Best First 6,000-Meter Mountains
Six thousand metres changes everything. Here are the peaks that introduce that altitude band most effectively — by technicality, logistics, and what they actually test.
Six thousand metres is not simply a higher version of 5,000m. Above this threshold, altitude effects become genuinely physiologically significant for most climbers — pace collapses differently, sleep degrades more severely, and the margin for technical error narrows. Choosing the right first 6,000m objective is not about picking the easiest one. It is about picking the one that matches your skills, timeline, and direction.
Why the First 6,000m Peak Matters
The first time above 6,000m tells you things about yourself that no amount of lower-altitude training can reveal. How does your pace change at 5,500m versus 5,800m? Do you sleep? Can you eat? Does your decision-making stay clear when you’re genuinely hypoxic? These are answers that only altitude provides — and the 6,000m band is where they become critical inputs to planning everything that comes next.
The peaks below are chosen because each delivers this data clearly and safely, with logistics and technical demands that are matched to climbers who are entering this altitude band for the first time.
The Best First 6,000m Objectives — Ranked by Context
Mera Peak is the finest first 6,000m objective in the world for most contexts. Its summit at 6,476m sits meaningfully above 6,000m — higher than Island Peak — while the route itself involves glacier travel and crampons without technical difficulty. The Khumbu approach trek provides a natural, built-in acclimatisation schedule that works. The surrounding peaks — Everest, Makalu, Cho Oyu — make the summit view one of the most dramatic in the Himalaya. For climbers with glacier experience and no prior 6,000m altitude data, this is the correct first objective.
Island Peak is the choice when the goal is first fixed-line technique alongside first 6,000m altitude. Its South Face headwall introduces jumar ascension in a Himalayan context — an irreplaceable skill for any climber planning Ama Dablam, higher Himalayan peaks, or technical objectives above the trekking peak tier. Island Peak is often done in the same expedition as Mera Peak by well-structured operators, making it an efficient double-altitude objective. Technically it is harder than Mera, but more instructive for climbers heading toward technical objectives.
For climbers in North or South America looking for efficient first 6,000m experience without a Himalayan expedition commitment, Chimborazo delivers. At 6,268m, it clears the 6,000m threshold meaningfully, involves real crevassed glacier travel, and can be combined with Cotopaxi in a single Ecuador trip for a compact but high-value altitude and glacier double. The logistics are simpler and cheaper than a Nepal expedition, and the altitude data gathered is directly applicable to Aconcagua — the most natural Andean follow-up.

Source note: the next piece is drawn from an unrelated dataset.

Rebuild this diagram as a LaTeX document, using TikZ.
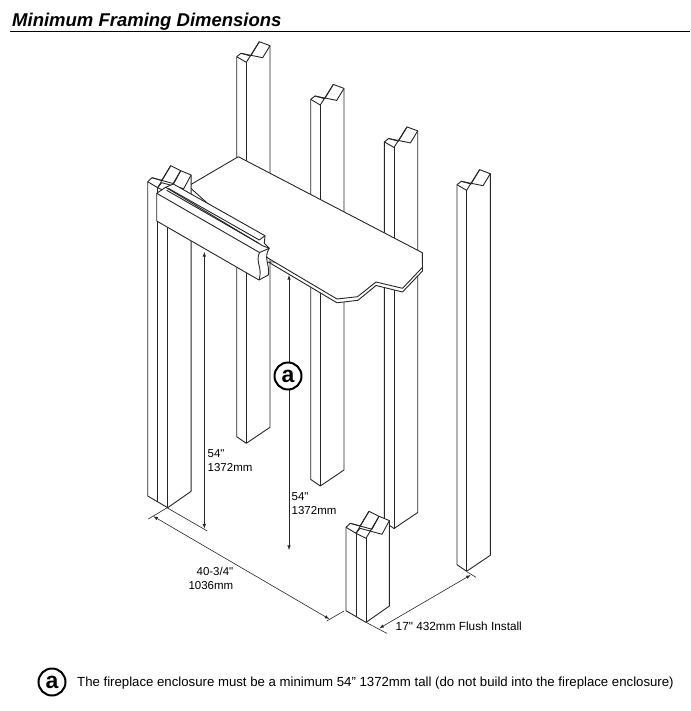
\documentclass[tikz,border=0pt]{standalone}
\usepackage{fontspec}
\setmainfont{Liberation Sans}
\newfontfamily\dimfont{Liberation Sans}
\tikzset{
  framing/.style={draw=black!85,fill=white,line width=.9pt,line join=round},
  capline/.style={draw=black!85,line width=.9pt,line join=round},
  dimline/.style={draw=black!85,line width=.6pt},
  dimarrow/.style={dimline,latex-latex},
  dimtext/.style={font=\dimfont\fontsize{11.5}{14.5}\selectfont,align=left,inner sep=0pt},
  callout/.style={circle,draw=black,fill=white,line width=2pt,minimum size=27pt,inner sep=0pt,font=\fontsize{23}{23}\selectfont\bfseries}
}
% one stud, drawn from its top left corner
\newcommand{\singlestud}[2]{
\begin{scope}[shift={(#1,#2)}]
\draw[framing] (0,0) -- (0,380) -- (9.6,386.6) -- (33.3,370.6) -- (33.3,-11) -- (22.6,-15) -- (14,-.7) -- (4.3,-3.4) -- cycle;
\draw[capline] (22.6,-15) -- (9.6,5.6) -- (0,0);
\draw[capline] (4.3,-3.4) -- (26,1) -- (33.3,-11);
\draw[capline] (9.6,5.6) -- (9.6,386.6);
\end{scope}}
% two studs side by side, third argument is the height
\newcommand{\doublestud}[3]{
\begin{scope}[shift={(#1,#2)}]
\draw[framing] (0,0) -- (0,#3) -- (20,#3+11.7) -- (43.4,#3-4.7) -- (43.4,-6.7) -- (33,-11) -- (23,-16) -- (14,-1.3) -- (4.3,-4) -- cycle;
\draw[capline] (23,-16) -- (10,6) -- (0,0);
\draw[capline] (4.3,-4) -- (26,2);
\draw[capline] (10,6) -- (14,1) -- (36,7) -- (43.4,-6.7);
\draw[capline] (33,-11) -- (20,11) -- (10,6);
\draw[capline] (26,2) -- (33,-11);
\draw[capline] (10,6) -- (10,#3+6);
\draw[capline] (20,11) -- (20,#3+11.7);
\end{scope}}
\begin{document}
\begin{tikzpicture}[x=1pt,y=-1pt]
\useasboundingbox (0,0) rectangle (690,711);
% heading
\node[anchor=base west,inner sep=0pt,font=\fontsize{18.5}{20}\selectfont\bfseries\itshape] (heading) at (12,26.5) {Minimum Framing Dimensions};
\coordinate (ruleleft) at (10,31.5);
\coordinate (ruleright) at (690,31.5);
\draw[line width=1pt] (ruleleft) -- (ruleright);
% back studs
\singlestud{457}{184.7}
\singlestud{384.4}{141.9}
\singlestud{310.7}{99.4}
\singlestud{236.7}{56.7}
% shelf
\draw[framing] (268.3,262) -- (337,302.8) -- (358,300.3) -- (376,285.5) -- (402.5,292) -- (422.5,271) -- (422.5,262) -- cycle;
\draw[framing] (188.3,186) -- (238.3,156.7) -- (422.3,252.7) -- (422.5,267.3) -- (402.5,288.3) -- (376,282) -- (357.5,296.7) -- (337,299) -- (268.3,258.3) -- cycle;
% corner studs
\doublestud{147.7}{181.7}{314.3}
% lintel
\draw[framing] (156.7,193.3) -- (165.7,187.3) -- (173.3,184) -- (265,235.7) -- (264.3,243.3) -- (269.3,248.3) .. controls (263,258) and (270,264) .. (268.3,275) -- (259,280) -- (156.7,221) -- cycle;
\draw[capline] (156.7,193.3) -- (259.5,252.5) .. controls (255,262) and (263,268) .. (259,280);
\draw[capline] (165.7,187.3) -- (262.7,245.8) -- (269.3,248.3);
\draw[capline] (259.5,252.5) -- (269.3,248.3);
\draw[capline] (168.3,188.3) -- (259.3,240);
\draw[capline] (166.7,190.3) -- (258.3,243);
\draw[capline] (259.3,240) -- (265,235.7);
% dimension lines
\coordinate (widthA) at (148.3,519);
\coordinate (widthB) at (166.7,508);
\coordinate (heightA) at (167,507.7);
\coordinate (heightB) at (207.3,531);
\coordinate (widthC) at (326.7,621);
\coordinate (widthD) at (344,611);
\coordinate (depthA) at (366,622.3);
\coordinate (depthB) at (386.7,633.3);
\coordinate (depthC) at (466.7,571.7);
\coordinate (depthD) at (476,577.3);
\draw[dimline] (widthA) -- (widthB);
\draw[dimline] (heightA) -- (heightB);
\draw[dimline] (widthC) -- (widthD);
\draw[dimline] (depthA) -- (depthB);
\draw[dimline] (depthC) -- (depthD);
\coordinate (arrowA) at (153.3,516.3);
\coordinate (arrowB) at (329.3,619);
\draw[dimarrow] (arrowA) -- (arrowB);
\coordinate (arrowC) at (379.3,628.3);
\coordinate (arrowD) at (470.7,575);
\draw[dimarrow] (arrowC) -- (arrowD);
\coordinate (arrowE) at (204.3,252);
\coordinate (arrowF) at (204.3,528.5);
\draw[dimarrow] (arrowE) -- (arrowF);
\coordinate (arrowG) at (289,275);
\coordinate (arrowH) at (289,550);
\draw[dimarrow] (arrowG) -- (arrowH);
% front stud
\doublestud{346}{527.3}{83.4}
% labels
\node[callout] (mark) at (288,376) {a};
\node[dimtext,anchor=west] (height1) at (207.5,460.5) {54"\\1372mm};
\node[dimtext,anchor=west] (height2) at (291.5,503.5) {54"\\1372mm};
\node[dimtext,anchor=east,align=right] (width) at (233.5,578.5) {40-3/4"\\1036mm};
\node[dimtext,anchor=base west,font=\dimfont\fontsize{11.8}{14}\selectfont] (depth) at (395.5,630) {17" 432mm Flush Install};
\node[callout] (markkey) at (52,682) {a};
\node[anchor=base west,inner sep=0pt,font=\fontsize{13.2}{15}\selectfont] (note) at (77,686) {The fireplace enclosure must be a minimum 54” 1372mm tall (do not build into the fireplace enclosure)};
\end{tikzpicture}
\end{document}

Lobuche East is the most technically demanding trekking peak in Nepal — and for climbers who have already done Island Peak and want more, it is the correct next step rather than a first 6,000m objective. However, for experienced technical climbers with Alpine or high glacier experience who want to skip straight to a more committing Himalayan objective, Lobuche East delivers the full package: altitude, mixed terrain, and ridge commitment above 6,000m simultaneously. It rewards climbers who arrive prepared and challenges those who arrive underestimating it.
Side-by-Side Comparison
| Peak | Elevation | Technical Level | Logistics | Best Follow-Up |
|---|---|---|---|---|
| Mera Peak | 6,476 m | Low-Moderate | Nepal expedition | Island Peak / Ama Dablam |
| Island Peak | 6,189 m | Moderate | Nepal expedition | Lobuche East / Ama Dablam |
| Chimborazo | 6,268 m | Low-Moderate | Ecuador, 2–5 days | Aconcagua |
| Lobuche East | 6,119 m | Moderate-Hard | Nepal expedition | Ama Dablam |
Choose the Right Objective for Your Goals
The right first 6,000m peak depends on where you are in your progression, what region you want to climb in, and what objectives you have beyond it. Operator quality and acclimatisation scheduling matter as much as the mountain itself.